WORK TO DO: State how many lines contain "chart", and write nothing except that count.

INPUT DATA:
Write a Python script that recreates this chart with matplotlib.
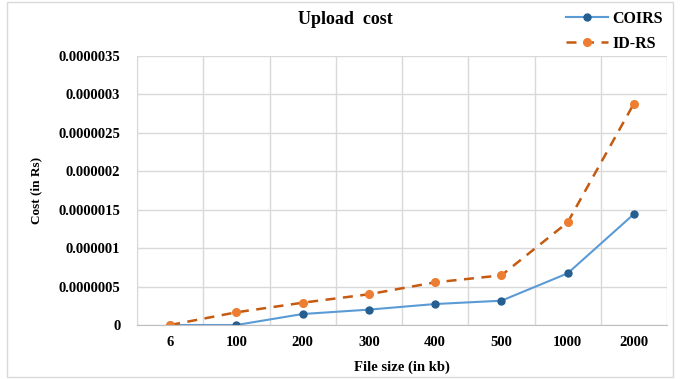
import numpy as np
import matplotlib.pyplot as plt
from matplotlib.patches import Rectangle

plt.rcParams['font.family'] = ['Liberation Serif', 'DejaVu Serif']

# data
sizes = ['6', '100', '200', '300', '400', '500', '1000', '2000']
coirs = [0.0, 0.0, 0.143e-6, 0.200e-6, 0.273e-6, 0.316e-6, 0.672e-6, 1.443e-6]
idrs = [0.0, 0.165e-6, 0.290e-6, 0.400e-6, 0.555e-6, 0.646e-6, 1.335e-6, 2.880e-6]
yticks = [0, 0.0000005, 0.000001, 0.0000015, 0.000002, 0.0000025, 0.000003, 0.0000035]
ytick_labels = ['0', '0.0000005', '0.000001', '0.0000015', '0.000002',
                '0.0000025', '0.000003', '0.0000035']

fig = plt.figure(figsize=(6.8, 3.79), dpi=100)
ax = fig.add_axes([137/680, 1 - 325/379, (667-137)/680, (325-56)/379])

x = np.arange(len(sizes))
ax.plot(x, coirs, color='#5B9BD5', lw=1.5, marker='o', ms=5,
        mfc='#255E91', mec='#255E91', label='COIRS')
ax.plot(x, idrs, color='#C55A11', lw=1.8, ls=(0, (4, 3)), marker='o', ms=5.5,
        mfc='#ED7D31', mec='#ED7D31', label='ID-RS')

ax.set_xlim(-0.5, len(sizes) - 0.5)
ax.set_ylim(0, 0.0000035)
ax.set_xticks(x)
ax.set_xticklabels(sizes, fontsize=10.5, fontweight='bold')
ax.set_yticks(yticks)
ax.set_yticklabels(ytick_labels, fontsize=10.5, fontweight='bold')
ax.set_xticks(np.arange(-0.5, len(sizes)), minor=True)
ax.tick_params(which='both', length=0)
ax.tick_params(axis='x', pad=8)
ax.tick_params(axis='y', pad=12)
ax.grid(True, axis='y', color='#D9D9D9', lw=1)
ax.grid(True, axis='x', which='minor', color='#D9D9D9', lw=1)
for s in ['top', 'right']:
    ax.spines[s].set_visible(False)
ax.spines['left'].set_color('#D9D9D9')
ax.spines['bottom'].set_color('#BFBFBF')

ax.set_xlabel('File size (in kb)', fontsize=10.5, fontweight='bold', labelpad=8)
ax.set_ylabel('Cost (in Rs)', fontsize=9.5, fontweight='bold', labelpad=12)
fig.text(345/680, 1 - 20/379, 'Upload  cost', ha='center', va='center',
         fontsize=13, fontweight='bold')

fig.legend(loc='upper right', bbox_to_anchor=(672/680, 1 - 2/379), frameon=False,
           prop={'weight': 'bold', 'size': 11.5}, handlelength=2.6,
           handletextpad=0.3, labelspacing=0.55, borderpad=0.05)

fig.patches.append(Rectangle((7/680, 2/379), 1 - 14/680, 1 - 4/379,
                             transform=fig.transFigure, fill=False,
                             edgecolor='#D9D9D9', lw=1))

fig.savefig('out.png', dpi=100)
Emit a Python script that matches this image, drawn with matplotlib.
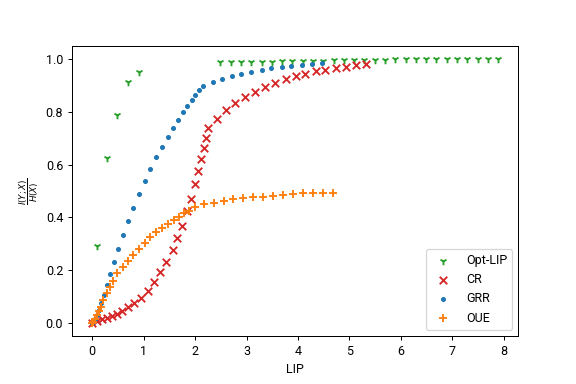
import matplotlib
matplotlib.use("Agg")
import matplotlib.pyplot as plt

plt.rcParams['font.family'] = ['Roboto', 'DejaVu Sans']

# Opt-LIP
opt_x = [0.10, 0.29, 0.49, 0.70, 0.90,
         2.49, 2.69, 2.89, 3.09, 3.29, 3.49, 3.69, 3.89, 4.09, 4.29, 4.49, 4.69, 4.89, 5.09,
         5.29, 5.49, 5.69, 5.89, 6.09, 6.29, 6.49, 6.69, 6.89, 7.09, 7.29, 7.49, 7.69, 7.89]
opt_y = [0.293, 0.627, 0.787, 0.915, 0.953,
         0.988, 0.988, 0.990, 0.990, 0.990, 0.991, 0.992, 0.993, 0.993, 0.994, 0.995, 0.997, 0.998, 0.998,
         0.999, 0.999, 0.999, 1.000, 1.000, 1.000, 1.000, 1.000, 1.000, 1.000, 1.000, 1.000, 1.000, 1.000]

# CR
cr_x = [0.0, 0.09, 0.18, 0.28, 0.38, 0.48, 0.58, 0.69, 0.82, 0.95, 1.08, 1.20, 1.31, 1.44,
        1.56, 1.65, 1.75, 1.85, 1.92, 2.0, 2.06, 2.12, 2.17, 2.21, 2.24, 2.42, 2.595, 2.78,
        2.97, 3.17, 3.36, 3.55, 3.76, 3.96, 4.14, 4.34, 4.53, 4.73, 4.94, 5.13, 5.32]
cr_y = [0.0, 0.008, 0.013, 0.019, 0.026, 0.035, 0.045, 0.059, 0.077, 0.096, 0.122, 0.153,
        0.193, 0.23, 0.276, 0.321, 0.368, 0.425, 0.471, 0.525, 0.575, 0.62, 0.664, 0.703,
        0.741, 0.774, 0.806, 0.833, 0.855, 0.874, 0.893, 0.910, 0.925, 0.935, 0.944, 0.954,
        0.959, 0.965, 0.972, 0.978, 0.982]

# GRR
grr_x = [0.0, 0.02, 0.05, 0.09, 0.136, 0.175, 0.233, 0.292, 0.35, 0.428, 0.506, 0.603, 0.70,
         0.798, 0.914, 1.03, 1.128, 1.245, 1.36, 1.479, 1.576, 1.673, 1.77, 1.85, 1.946, 2.0,
         2.08, 2.16, 2.354, 2.53, 2.72, 2.90, 3.09, 3.29, 3.48, 3.68, 3.87, 4.07, 4.27, 4.46]
grr_y = [0.0, 0.005, 0.015, 0.03, 0.049, 0.074, 0.104, 0.142, 0.184, 0.229, 0.279, 0.332,
         0.385, 0.436, 0.487, 0.538, 0.582, 0.628, 0.666, 0.704, 0.738, 0.768, 0.799, 0.822,
         0.844, 0.863, 0.882, 0.898, 0.912, 0.924, 0.935, 0.943, 0.950, 0.958, 0.965, 0.969,
         0.973, 0.977, 0.981, 0.986]

# OUE
oue_x = [0.0, 0.02, 0.05, 0.097, 0.13, 0.17, 0.214, 0.28, 0.344, 0.41, 0.49, 0.59, 0.70, 0.79,
         0.91, 1.025, 1.123, 1.24, 1.35, 1.465, 1.58, 1.69, 1.79, 1.88, 1.99, 2.18, 2.37,
         2.556, 2.737, 2.93, 3.127, 3.315, 3.516, 3.71, 3.905, 4.1, 4.29, 4.49, 4.68]
oue_y = [0.0, 0.004, 0.013, 0.030, 0.046, 0.061, 0.087, 0.112, 0.135, 0.159, 0.188, 0.213,
         0.236, 0.258, 0.28, 0.304, 0.324, 0.343, 0.359, 0.375, 0.391, 0.403, 0.416, 0.426,
         0.44, 0.449, 0.456, 0.464, 0.468, 0.472, 0.476, 0.478, 0.482, 0.486, 0.487, 0.491,
         0.491, 0.494, 0.494]

fig, ax = plt.subplots(figsize=(6.4, 384 / 90), dpi=90)
fig.subplots_adjust(left=0.125, right=0.9, top=0.88, bottom=0.125)

ax.scatter(opt_x, opt_y, marker='1', color='tab:green', label='Opt-LIP')
ax.scatter(cr_x, cr_y, marker='x', color='tab:red', label='CR')
ax.scatter(grr_x, grr_y, marker='.', color='tab:blue', label='GRR')
ax.scatter(oue_x, oue_y, marker='+', color='tab:orange', label='OUE')

ax.set_xlabel('LIP')
ax.set_ylabel(r'$\frac{I(Y;X)}{H(X)}$')
ax.legend(loc='lower right')

plt.savefig('out.png', dpi=90)
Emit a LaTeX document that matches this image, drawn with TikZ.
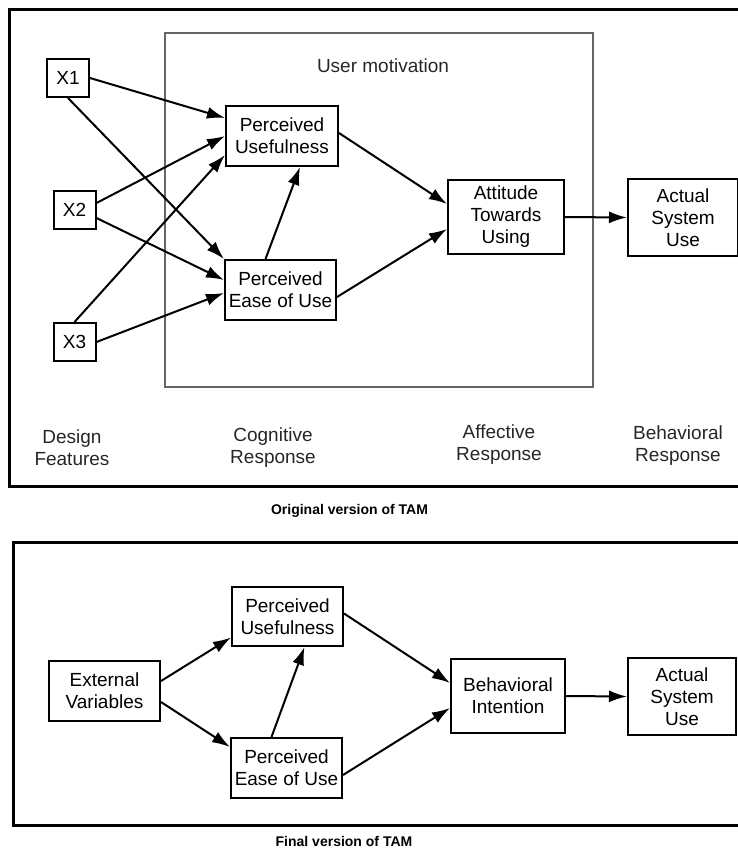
\documentclass[tikz,border=0pt]{standalone}
\usepackage{fontspec}
\setmainfont{Liberation Sans}
\usepackage{tikz}
\usetikzlibrary{arrows.meta,calc,positioning}

\begin{document}
\begin{tikzpicture}[x=0.5pt, y=-0.5pt,
    box/.style={draw, line width=1pt, inner sep=0pt, align=center,
        font=\fontsize{9.5}{11}\selectfont},
    lbl/.style={align=center, text=black!85, font=\fontsize{9.5}{11}\selectfont},
    captxt/.style={anchor=base, font=\fontsize{7}{8}\selectfont\bfseries},
    arr/.style={-{Latex[length=9pt,width=6pt]}, line width=1pt},
    frame/.style={line width=1.5pt}]
    \useasboundingbox (0,0) rectangle (738,852);
    \clip (0,0) rectangle (738,852);
    % original version
    \draw[frame] (9,9) rectangle (760,486);
    \draw[black!60, line width=0.75pt] (165,33) rectangle (593,387);
    \node[lbl] (motiv) at (383,66) {User motivation};
    \node[box, minimum width=21pt, minimum height=19pt] (X1) at (68,78) {X1};
    \node[box, minimum width=21pt, minimum height=19pt] (X2) at (74.5,210) {X2};
    \node[box, minimum width=21pt, minimum height=19pt] (X3) at (74.5,342) {X3};
    \node[box, minimum width=56pt, minimum height=30pt] (PU) at (282,136) {Perceived\\Usefulness};
    \node[box, minimum width=55.5pt, minimum height=30pt] (PEOU) at (280.5,290) {Perceived\\Ease of Use};
    \node[box, minimum width=58pt, minimum height=37pt] (ATU) at (506,217) {Attitude\\Towards\\Using};
    \node[box, minimum width=55pt, minimum height=38.5pt] (ASU) at (683,217.5) {Actual\\System\\Use};
    \node[lbl] (design) at (72,448) {Design\\Features};
    \node[lbl] (cogn) at (273,448) {Cognitive\\Response};
    \node[lbl] (affect) at (499,445) {Affective\\Response};
    \node[lbl] (behav) at (678,446) {Behavioral\\Response};
    \draw[arr] (X1.east) -- ($(PU.west)+(0,-18)$);
    \draw[arr] (X1.south) -- (PEOU.north west);
    \draw[arr] ($(X2.east)+(0,-7)$) -- (PU.west);
    \draw[arr] ($(X2.east)+(0,8)$) -- ($(PEOU.west)+(0,-10)$);
    \draw[arr] (X3.north) -- ($(PU.west)+(0,19)$);
    \draw[arr] (X3.east) -- ($(PEOU.west)+(0,3)$);
    \draw[arr] ($(PEOU.north)+(-15,0)$) -- ($(PU.south)+(18,0)$);
    \draw[arr] ($(PU.east)+(0,-3)$) -- ($(ATU.west)+(0,-13)$);
    \draw[arr] ($(PEOU.east)+(0,7)$) -- ($(ATU.west)+(0,12)$);
    \draw[arr] (ATU.east) -- (ASU.west);
    \node[captxt] (orig) at (349.5,514) {Original version of TAM};
    % final version
    \draw[frame] (13,542) rectangle (760,825);
    \node[box, minimum width=55.5pt, minimum height=30pt] (EV) at (104.5,691) {External\\Variables};
    \node[box, minimum width=55.5pt, minimum height=29.5pt] (PU2) at (287.5,616.5) {Perceived\\Usefulness};
    \node[box, minimum width=55.5pt, minimum height=30pt] (PEOU2) at (286.5,768) {Perceived\\Ease of Use};
    \node[box, minimum width=57pt, minimum height=37pt] (BI) at (508,696) {Behavioral\\Intention};
    \node[box, minimum width=54pt, minimum height=38.5pt] (ASU2) at (682,696.5) {Actual\\System\\Use};
    \draw[arr] ($(EV.east)+(0,-10)$) -- ($(PU2.west)+(0,21)$);
    \draw[arr] ($(EV.east)+(0,11)$) -- ($(PEOU2.west)+(0,-21)$);
    \draw[arr] ($(PEOU2.north)+(-15,0)$) -- ($(PU2.south)+(17,0)$);
    \draw[arr] ($(PU2.east)+(0,-3)$) -- ($(BI.west)+(0,-13)$);
    \draw[arr] ($(PEOU2.east)+(0,7)$) -- ($(BI.west)+(0,12)$);
    \draw[arr] (BI.east) -- (ASU2.west);
    \node[captxt] (final) at (344,846) {Final version of TAM};
\end{tikzpicture}
\end{document}
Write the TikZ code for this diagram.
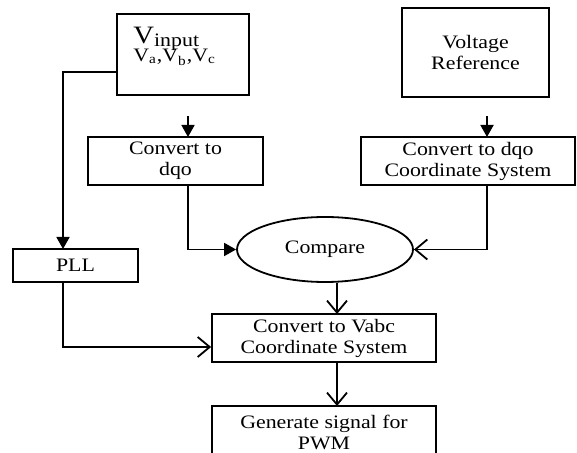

THE ANSWER: 1